» **WHAT IS NEEDED**
Copy all of the material exactly. Pictures are not to appear in the copy.

=====

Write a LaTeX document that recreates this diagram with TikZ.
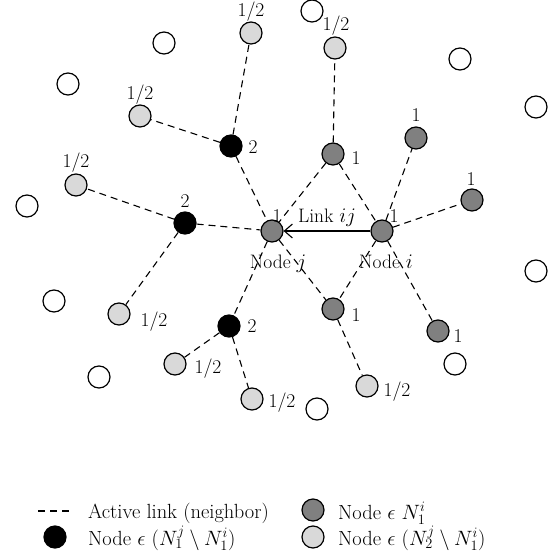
\documentclass[tikz,border=0pt]{standalone}
\usepackage{fontspec}
\usetikzlibrary{arrows.meta}
\definecolor{midgray}{RGB}{128,128,128}
\definecolor{lightgr}{RGB}{217,217,217}
\begin{document}
\begin{tikzpicture}[x=1pt,y=-1pt,
  font=\fontsize{19.5}{22}\selectfont,
  nd/.style={circle,draw=black,line width=1.2pt,minimum size=22pt,inner sep=0pt},
  wnode/.style={nd,fill=white},
  bnode/.style={nd,fill=black},
  gnode/.style={nd,fill=midgray},
  lnode/.style={nd,fill=lightgr},
  lab/.style={inner sep=0pt},
  leg/.style={inner sep=0pt,anchor=base west,font=\fontsize{20.5}{24}\selectfont},
  act/.style={line width=1.1pt,dash pattern=on 7pt off 5pt}]
\useasboundingbox (0,0) rectangle (552,556);
% white nodes
\node[wnode] (w1) at (164,43) {};
\node[wnode] (w2) at (68,84) {};
\node[wnode] (w3) at (27,206) {};
\node[wnode] (w4) at (312,11) {};
\node[wnode] (w5) at (460,59) {};
\node[wnode] (w6) at (536,107) {};
\node[wnode] (w7) at (536,271) {};
\node[wnode] (w8) at (54,301) {};
\node[wnode] (w9) at (99,377) {};
\node[wnode] (w10) at (455,364) {};
\node[wnode] (w11) at (317,409) {};
% main nodes
\node[gnode] (j) at (272,231) {};
\node[gnode] (i) at (382,231) {};
% black nodes
\node[bnode] (b1) at (231,146) {};
\node[bnode] (b2) at (185,223) {};
\node[bnode] (b3) at (229,326) {};
% gray nodes
\node[gnode] (g1) at (333,154) {};
\node[gnode] (g2) at (416,138) {};
\node[gnode] (g3) at (472,200) {};
\node[gnode] (g4) at (333,309) {};
\node[gnode] (g5) at (438,331) {};
% light gray nodes
\node[lnode] (l1) at (251,33) {};
\node[lnode] (l2) at (140,116) {};
\node[lnode] (l3) at (76,185) {};
\node[lnode] (l4) at (335,48) {};
\node[lnode] (l5) at (119,314) {};
\node[lnode] (l6) at (175,364) {};
\node[lnode] (l7) at (252,399) {};
\node[lnode] (l8) at (367,386) {};
% active links
\draw[act] (b1) -- (l1);
\draw[act] (b1) -- (l2);
\draw[act] (b1) -- (j);
\draw[act] (b2) -- (l3);
\draw[act] (b2) -- (j);
\draw[act] (b2) -- (l5);
\draw[act] (j) -- (b3);
\draw[act] (b3) -- (l6);
\draw[act] (b3) -- (l7);
\draw[act] (g1) -- (l4);
\draw[act] (g1) -- (j);
\draw[act] (g1) -- (i);
\draw[act] (i) -- (g2);
\draw[act] (i) -- (g3);
\draw[act] (i) -- (g4);
\draw[act] (j) -- (g4);
\draw[act] (i) -- (g5);
\draw[act] (g4) -- (l8);
% link ij
\draw[line width=1.1pt,-{Straight Barb[length=8pt,width=14pt,line width=1.1pt]}] (i) -- (j);
\node[lab,anchor=base] (linkij) at (327,222) {Link $ij$};
\node[lab,anchor=base] (nodej) at (278,268) {Node $j$};
\node[lab,anchor=base] (nodei) at (386,268) {Node $i$};
% number labels
\node[lab] (t1) at (251,12) {1/2};
\node[lab] (t2) at (140,95) {1/2};
\node[lab] (t3) at (76,163) {1/2};
\node[lab] (t4) at (253,147) {2};
\node[lab] (t5) at (185,201) {2};
\node[lab,anchor=base] (t6) at (277,222) {1};
\node[lab] (t7) at (336,26) {1/2};
\node[lab] (t8) at (356,158) {1};
\node[lab] (t9) at (416,115) {1};
\node[lab] (t10) at (471,179) {1};
\node[lab,anchor=base] (t11) at (394,222) {1};
\node[lab] (t12) at (154,322) {1/2};
\node[lab] (t13) at (252,326) {2};
\node[lab] (t14) at (208,369) {1/2};
\node[lab] (t15) at (282,403) {1/2};
\node[lab] (t16) at (356,315) {1};
\node[lab] (t17) at (458,336) {1};
\node[lab] (t18) at (397,392) {1/2};
% legend
\coordinate (d1) at (38,511);
\coordinate (d2) at (73,511);
\draw[act,dash pattern=on 7pt off 5pt] (d1) -- (d2);
\node[leg] (lg1) at (88,518) {Active link (neighbor)};
\node[bnode] (lb) at (55,537) {};
\node[leg] (lg2) at (88,545) {Node $\epsilon$ $(N_1^j\setminus N_1^i)$};
\node[gnode] (lgg) at (313,510) {};
\node[leg] (lg3) at (338,519) {Node $\epsilon$ $N_1^i$};
\node[lnode] (llg) at (313,537) {};
\node[leg] (lg4) at (338,545) {Node $\epsilon$ $(N_2^j\setminus N_1^i)$};
\end{tikzpicture}
\end{document}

=====

» **SOLUTION TO THIS TASK**
Write a LaTeX document that recreates this diagram with TikZ.
\documentclass[tikz,border=0pt]{standalone}
\usepackage{fontspec}
\usetikzlibrary{arrows.meta}
\definecolor{midgray}{RGB}{128,128,128}
\definecolor{lightgr}{RGB}{217,217,217}
\begin{document}
\begin{tikzpicture}[x=1pt,y=-1pt,
  font=\fontsize{19.5}{22}\selectfont,
  nd/.style={circle,draw=black,line width=1.2pt,minimum size=22pt,inner sep=0pt},
  wnode/.style={nd,fill=white},
  bnode/.style={nd,fill=black},
  gnode/.style={nd,fill=midgray},
  lnode/.style={nd,fill=lightgr},
  lab/.style={inner sep=0pt},
  leg/.style={inner sep=0pt,anchor=base west,font=\fontsize{20.5}{24}\selectfont},
  act/.style={line width=1.1pt,dash pattern=on 7pt off 5pt}]
\useasboundingbox (0,0) rectangle (552,556);
% white nodes
\node[wnode] (w1) at (164,43) {};
\node[wnode] (w2) at (68,84) {};
\node[wnode] (w3) at (27,206) {};
\node[wnode] (w4) at (312,11) {};
\node[wnode] (w5) at (460,59) {};
\node[wnode] (w6) at (536,107) {};
\node[wnode] (w7) at (536,271) {};
\node[wnode] (w8) at (54,301) {};
\node[wnode] (w9) at (99,377) {};
\node[wnode] (w10) at (455,364) {};
\node[wnode] (w11) at (317,409) {};
% main nodes
\node[gnode] (j) at (272,231) {};
\node[gnode] (i) at (382,231) {};
% black nodes
\node[bnode] (b1) at (231,146) {};
\node[bnode] (b2) at (185,223) {};
\node[bnode] (b3) at (229,326) {};
% gray nodes
\node[gnode] (g1) at (333,154) {};
\node[gnode] (g2) at (416,138) {};
\node[gnode] (g3) at (472,200) {};
\node[gnode] (g4) at (333,309) {};
\node[gnode] (g5) at (438,331) {};
% light gray nodes
\node[lnode] (l1) at (251,33) {};
\node[lnode] (l2) at (140,116) {};
\node[lnode] (l3) at (76,185) {};
\node[lnode] (l4) at (335,48) {};
\node[lnode] (l5) at (119,314) {};
\node[lnode] (l6) at (175,364) {};
\node[lnode] (l7) at (252,399) {};
\node[lnode] (l8) at (367,386) {};
% active links
\draw[act] (b1) -- (l1);
\draw[act] (b1) -- (l2);
\draw[act] (b1) -- (j);
\draw[act] (b2) -- (l3);
\draw[act] (b2) -- (j);
\draw[act] (b2) -- (l5);
\draw[act] (j) -- (b3);
\draw[act] (b3) -- (l6);
\draw[act] (b3) -- (l7);
\draw[act] (g1) -- (l4);
\draw[act] (g1) -- (j);
\draw[act] (g1) -- (i);
\draw[act] (i) -- (g2);
\draw[act] (i) -- (g3);
\draw[act] (i) -- (g4);
\draw[act] (j) -- (g4);
\draw[act] (i) -- (g5);
\draw[act] (g4) -- (l8);
% link ij
\draw[line width=1.1pt,-{Straight Barb[length=8pt,width=14pt,line width=1.1pt]}] (i) -- (j);
\node[lab,anchor=base] (linkij) at (327,222) {Link $ij$};
\node[lab,anchor=base] (nodej) at (278,268) {Node $j$};
\node[lab,anchor=base] (nodei) at (386,268) {Node $i$};
% number labels
\node[lab] (t1) at (251,12) {1/2};
\node[lab] (t2) at (140,95) {1/2};
\node[lab] (t3) at (76,163) {1/2};
\node[lab] (t4) at (253,147) {2};
\node[lab] (t5) at (185,201) {2};
\node[lab,anchor=base] (t6) at (277,222) {1};
\node[lab] (t7) at (336,26) {1/2};
\node[lab] (t8) at (356,158) {1};
\node[lab] (t9) at (416,115) {1};
\node[lab] (t10) at (471,179) {1};
\node[lab,anchor=base] (t11) at (394,222) {1};
\node[lab] (t12) at (154,322) {1/2};
\node[lab] (t13) at (252,326) {2};
\node[lab] (t14) at (208,369) {1/2};
\node[lab] (t15) at (282,403) {1/2};
\node[lab] (t16) at (356,315) {1};
\node[lab] (t17) at (458,336) {1};
\node[lab] (t18) at (397,392) {1/2};
% legend
\coordinate (d1) at (38,511);
\coordinate (d2) at (73,511);
\draw[act,dash pattern=on 7pt off 5pt] (d1) -- (d2);
\node[leg] (lg1) at (88,518) {Active link (neighbor)};
\node[bnode] (lb) at (55,537) {};
\node[leg] (lg2) at (88,545) {Node $\epsilon$ $(N_1^j\setminus N_1^i)$};
\node[gnode] (lgg) at (313,510) {};
\node[leg] (lg3) at (338,519) {Node $\epsilon$ $N_1^i$};
\node[lnode] (llg) at (313,537) {};
\node[leg] (lg4) at (338,545) {Node $\epsilon$ $(N_2^j\setminus N_1^i)$};
\end{tikzpicture}
\end{document}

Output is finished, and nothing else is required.